◆ **What is asked**
Start at the line containing "Rebuild this chart as a Python" and stop at the line containing "12, 12.5, 9.6, 7.3]"; copy those lines exactly, both ends included, and no others.

◆ **Record list**
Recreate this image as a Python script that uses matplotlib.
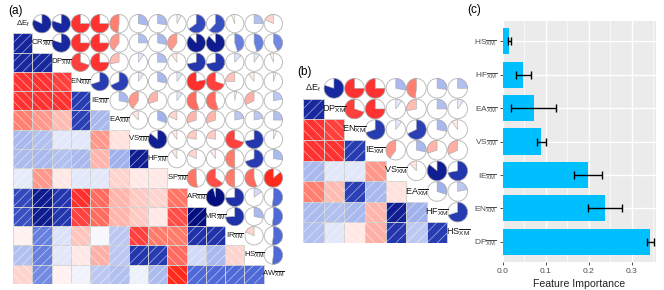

* * *

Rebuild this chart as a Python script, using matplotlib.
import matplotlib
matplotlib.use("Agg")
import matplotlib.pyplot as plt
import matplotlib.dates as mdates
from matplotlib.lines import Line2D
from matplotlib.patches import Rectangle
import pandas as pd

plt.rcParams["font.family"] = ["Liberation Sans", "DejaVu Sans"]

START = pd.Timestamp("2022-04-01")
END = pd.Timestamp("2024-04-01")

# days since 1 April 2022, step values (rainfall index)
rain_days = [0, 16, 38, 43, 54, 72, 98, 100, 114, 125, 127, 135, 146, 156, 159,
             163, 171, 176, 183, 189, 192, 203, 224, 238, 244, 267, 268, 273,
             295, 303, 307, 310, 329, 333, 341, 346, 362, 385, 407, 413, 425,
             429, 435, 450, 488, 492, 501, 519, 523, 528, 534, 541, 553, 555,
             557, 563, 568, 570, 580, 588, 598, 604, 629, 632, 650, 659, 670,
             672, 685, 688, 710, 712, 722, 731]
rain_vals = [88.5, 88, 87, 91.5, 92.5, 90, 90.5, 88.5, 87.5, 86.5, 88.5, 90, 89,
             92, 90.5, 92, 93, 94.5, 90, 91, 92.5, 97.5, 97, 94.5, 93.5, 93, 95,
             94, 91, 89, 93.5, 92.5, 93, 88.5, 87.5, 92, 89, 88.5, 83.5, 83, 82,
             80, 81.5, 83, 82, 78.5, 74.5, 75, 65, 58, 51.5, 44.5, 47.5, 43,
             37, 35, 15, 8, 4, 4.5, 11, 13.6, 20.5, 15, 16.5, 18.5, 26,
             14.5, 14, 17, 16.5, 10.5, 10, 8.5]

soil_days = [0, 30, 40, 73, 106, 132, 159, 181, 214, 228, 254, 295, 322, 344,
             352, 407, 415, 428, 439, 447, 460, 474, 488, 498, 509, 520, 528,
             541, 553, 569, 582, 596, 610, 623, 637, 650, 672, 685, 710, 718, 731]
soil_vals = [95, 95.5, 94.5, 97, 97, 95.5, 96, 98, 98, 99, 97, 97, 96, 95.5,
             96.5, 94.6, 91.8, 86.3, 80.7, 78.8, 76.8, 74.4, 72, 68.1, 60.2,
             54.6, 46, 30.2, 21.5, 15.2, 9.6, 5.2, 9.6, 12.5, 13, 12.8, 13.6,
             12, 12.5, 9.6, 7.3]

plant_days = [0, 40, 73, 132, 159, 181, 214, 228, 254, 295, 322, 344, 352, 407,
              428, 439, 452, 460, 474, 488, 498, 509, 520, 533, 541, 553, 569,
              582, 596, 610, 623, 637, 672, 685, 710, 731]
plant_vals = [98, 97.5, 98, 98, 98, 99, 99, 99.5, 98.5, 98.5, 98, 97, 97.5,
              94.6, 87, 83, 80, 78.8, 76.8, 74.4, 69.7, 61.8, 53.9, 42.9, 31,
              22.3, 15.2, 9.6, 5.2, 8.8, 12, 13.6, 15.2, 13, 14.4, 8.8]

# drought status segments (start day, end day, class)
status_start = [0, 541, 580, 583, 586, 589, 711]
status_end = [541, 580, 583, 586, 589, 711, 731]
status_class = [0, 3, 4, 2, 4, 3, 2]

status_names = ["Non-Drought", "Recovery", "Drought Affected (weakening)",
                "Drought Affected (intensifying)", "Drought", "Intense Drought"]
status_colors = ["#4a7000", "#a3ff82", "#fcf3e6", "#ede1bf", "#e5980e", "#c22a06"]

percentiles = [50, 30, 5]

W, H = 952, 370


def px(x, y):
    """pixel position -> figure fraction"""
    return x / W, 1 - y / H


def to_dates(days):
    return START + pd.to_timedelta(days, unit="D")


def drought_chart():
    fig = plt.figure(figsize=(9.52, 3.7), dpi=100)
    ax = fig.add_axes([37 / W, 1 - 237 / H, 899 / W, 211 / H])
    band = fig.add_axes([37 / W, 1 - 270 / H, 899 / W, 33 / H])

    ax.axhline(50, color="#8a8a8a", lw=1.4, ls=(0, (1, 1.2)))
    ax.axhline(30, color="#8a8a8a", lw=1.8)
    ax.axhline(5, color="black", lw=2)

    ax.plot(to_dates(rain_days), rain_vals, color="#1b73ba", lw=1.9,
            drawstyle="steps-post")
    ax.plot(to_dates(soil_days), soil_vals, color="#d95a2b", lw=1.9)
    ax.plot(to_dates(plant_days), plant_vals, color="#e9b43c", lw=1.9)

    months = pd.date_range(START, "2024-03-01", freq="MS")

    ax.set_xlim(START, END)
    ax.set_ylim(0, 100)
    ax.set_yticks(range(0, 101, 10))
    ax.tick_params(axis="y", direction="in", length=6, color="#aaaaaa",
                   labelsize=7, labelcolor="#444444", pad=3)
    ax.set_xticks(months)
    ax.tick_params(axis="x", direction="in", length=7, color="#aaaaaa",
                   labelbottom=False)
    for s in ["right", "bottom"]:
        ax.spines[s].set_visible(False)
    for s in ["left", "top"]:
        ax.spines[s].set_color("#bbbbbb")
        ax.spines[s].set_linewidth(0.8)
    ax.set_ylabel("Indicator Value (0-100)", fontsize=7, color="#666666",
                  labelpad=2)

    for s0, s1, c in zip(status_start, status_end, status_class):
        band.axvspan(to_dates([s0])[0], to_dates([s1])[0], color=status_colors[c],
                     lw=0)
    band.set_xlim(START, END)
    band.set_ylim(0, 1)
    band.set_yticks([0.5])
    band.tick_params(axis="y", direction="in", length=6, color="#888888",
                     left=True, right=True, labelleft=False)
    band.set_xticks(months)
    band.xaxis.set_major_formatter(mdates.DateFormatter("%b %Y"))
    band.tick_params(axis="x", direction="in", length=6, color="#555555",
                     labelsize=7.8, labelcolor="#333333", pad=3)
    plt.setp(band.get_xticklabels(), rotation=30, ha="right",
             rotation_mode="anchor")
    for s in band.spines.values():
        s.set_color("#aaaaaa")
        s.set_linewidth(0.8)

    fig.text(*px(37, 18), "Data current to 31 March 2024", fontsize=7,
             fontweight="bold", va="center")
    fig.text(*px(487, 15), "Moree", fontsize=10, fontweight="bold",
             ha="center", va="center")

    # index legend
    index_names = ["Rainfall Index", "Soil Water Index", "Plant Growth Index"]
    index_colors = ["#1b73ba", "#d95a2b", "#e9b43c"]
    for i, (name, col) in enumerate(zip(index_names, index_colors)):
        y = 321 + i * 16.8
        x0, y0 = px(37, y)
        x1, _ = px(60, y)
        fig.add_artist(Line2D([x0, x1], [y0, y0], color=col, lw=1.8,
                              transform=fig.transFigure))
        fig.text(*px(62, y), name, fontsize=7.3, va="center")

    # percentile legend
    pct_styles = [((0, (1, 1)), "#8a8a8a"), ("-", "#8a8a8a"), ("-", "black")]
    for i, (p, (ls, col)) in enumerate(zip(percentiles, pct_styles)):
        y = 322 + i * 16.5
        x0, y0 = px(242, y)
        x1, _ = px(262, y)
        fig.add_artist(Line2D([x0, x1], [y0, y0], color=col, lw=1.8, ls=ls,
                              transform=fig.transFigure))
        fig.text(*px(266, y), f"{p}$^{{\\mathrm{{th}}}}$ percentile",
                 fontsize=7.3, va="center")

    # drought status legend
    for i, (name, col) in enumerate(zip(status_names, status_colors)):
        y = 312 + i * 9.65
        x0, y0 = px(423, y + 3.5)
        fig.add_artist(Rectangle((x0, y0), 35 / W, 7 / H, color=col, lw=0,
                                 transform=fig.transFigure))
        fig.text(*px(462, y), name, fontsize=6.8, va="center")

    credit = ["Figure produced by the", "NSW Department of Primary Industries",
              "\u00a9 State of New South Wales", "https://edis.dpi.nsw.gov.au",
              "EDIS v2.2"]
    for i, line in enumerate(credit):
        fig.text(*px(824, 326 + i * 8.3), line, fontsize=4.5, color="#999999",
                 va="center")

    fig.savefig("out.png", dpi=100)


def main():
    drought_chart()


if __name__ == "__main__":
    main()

* * *

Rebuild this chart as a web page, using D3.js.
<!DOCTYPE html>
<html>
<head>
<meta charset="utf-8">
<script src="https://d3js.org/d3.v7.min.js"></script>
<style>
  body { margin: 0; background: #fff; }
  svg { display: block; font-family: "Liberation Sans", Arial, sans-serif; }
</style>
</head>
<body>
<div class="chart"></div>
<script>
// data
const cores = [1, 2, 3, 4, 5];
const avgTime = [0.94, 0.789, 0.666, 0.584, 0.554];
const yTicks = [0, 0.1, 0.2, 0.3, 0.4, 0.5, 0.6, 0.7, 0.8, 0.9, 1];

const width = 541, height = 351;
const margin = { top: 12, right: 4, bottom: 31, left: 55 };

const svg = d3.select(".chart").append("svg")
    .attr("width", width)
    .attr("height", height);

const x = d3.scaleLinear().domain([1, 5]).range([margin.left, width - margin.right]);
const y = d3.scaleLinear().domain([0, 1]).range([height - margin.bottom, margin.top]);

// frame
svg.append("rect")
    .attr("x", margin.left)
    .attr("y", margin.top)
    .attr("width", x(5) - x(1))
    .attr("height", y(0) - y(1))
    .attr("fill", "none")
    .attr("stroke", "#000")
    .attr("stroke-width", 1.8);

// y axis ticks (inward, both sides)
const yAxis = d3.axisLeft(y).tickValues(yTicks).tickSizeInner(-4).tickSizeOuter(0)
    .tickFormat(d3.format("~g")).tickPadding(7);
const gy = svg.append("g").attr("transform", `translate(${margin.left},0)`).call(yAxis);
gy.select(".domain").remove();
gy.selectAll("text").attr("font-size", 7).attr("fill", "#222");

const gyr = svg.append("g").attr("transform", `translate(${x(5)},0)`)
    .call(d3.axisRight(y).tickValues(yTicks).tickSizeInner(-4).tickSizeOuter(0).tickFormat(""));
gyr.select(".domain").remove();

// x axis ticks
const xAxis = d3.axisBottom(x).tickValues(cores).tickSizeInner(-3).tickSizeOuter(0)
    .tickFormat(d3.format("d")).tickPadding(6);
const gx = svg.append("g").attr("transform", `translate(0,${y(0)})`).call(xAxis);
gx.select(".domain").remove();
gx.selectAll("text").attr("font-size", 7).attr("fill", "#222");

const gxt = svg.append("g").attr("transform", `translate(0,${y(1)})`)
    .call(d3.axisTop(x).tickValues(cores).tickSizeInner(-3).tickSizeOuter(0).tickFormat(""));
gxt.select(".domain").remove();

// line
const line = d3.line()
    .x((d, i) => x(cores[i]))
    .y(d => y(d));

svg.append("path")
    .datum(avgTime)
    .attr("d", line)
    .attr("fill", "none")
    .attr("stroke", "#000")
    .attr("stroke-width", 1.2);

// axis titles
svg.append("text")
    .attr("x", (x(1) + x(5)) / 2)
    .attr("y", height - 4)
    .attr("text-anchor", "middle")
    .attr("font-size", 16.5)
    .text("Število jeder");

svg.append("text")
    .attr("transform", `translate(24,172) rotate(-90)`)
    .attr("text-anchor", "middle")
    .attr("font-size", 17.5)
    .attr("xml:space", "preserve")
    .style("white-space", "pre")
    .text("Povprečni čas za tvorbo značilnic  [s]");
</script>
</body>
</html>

◆ **Exercise output**
Rebuild this chart as a Python script, using matplotlib.
import matplotlib
matplotlib.use("Agg")
import matplotlib.pyplot as plt
import matplotlib.dates as mdates
from matplotlib.lines import Line2D
from matplotlib.patches import Rectangle
import pandas as pd

plt.rcParams["font.family"] = ["Liberation Sans", "DejaVu Sans"]

START = pd.Timestamp("2022-04-01")
END = pd.Timestamp("2024-04-01")

# days since 1 April 2022, step values (rainfall index)
rain_days = [0, 16, 38, 43, 54, 72, 98, 100, 114, 125, 127, 135, 146, 156, 159,
             163, 171, 176, 183, 189, 192, 203, 224, 238, 244, 267, 268, 273,
             295, 303, 307, 310, 329, 333, 341, 346, 362, 385, 407, 413, 425,
             429, 435, 450, 488, 492, 501, 519, 523, 528, 534, 541, 553, 555,
             557, 563, 568, 570, 580, 588, 598, 604, 629, 632, 650, 659, 670,
             672, 685, 688, 710, 712, 722, 731]
rain_vals = [88.5, 88, 87, 91.5, 92.5, 90, 90.5, 88.5, 87.5, 86.5, 88.5, 90, 89,
             92, 90.5, 92, 93, 94.5, 90, 91, 92.5, 97.5, 97, 94.5, 93.5, 93, 95,
             94, 91, 89, 93.5, 92.5, 93, 88.5, 87.5, 92, 89, 88.5, 83.5, 83, 82,
             80, 81.5, 83, 82, 78.5, 74.5, 75, 65, 58, 51.5, 44.5, 47.5, 43,
             37, 35, 15, 8, 4, 4.5, 11, 13.6, 20.5, 15, 16.5, 18.5, 26,
             14.5, 14, 17, 16.5, 10.5, 10, 8.5]

soil_days = [0, 30, 40, 73, 106, 132, 159, 181, 214, 228, 254, 295, 322, 344,
             352, 407, 415, 428, 439, 447, 460, 474, 488, 498, 509, 520, 528,
             541, 553, 569, 582, 596, 610, 623, 637, 650, 672, 685, 710, 718, 731]
soil_vals = [95, 95.5, 94.5, 97, 97, 95.5, 96, 98, 98, 99, 97, 97, 96, 95.5,
             96.5, 94.6, 91.8, 86.3, 80.7, 78.8, 76.8, 74.4, 72, 68.1, 60.2,
             54.6, 46, 30.2, 21.5, 15.2, 9.6, 5.2, 9.6, 12.5, 13, 12.8, 13.6,
             12, 12.5, 9.6, 7.3]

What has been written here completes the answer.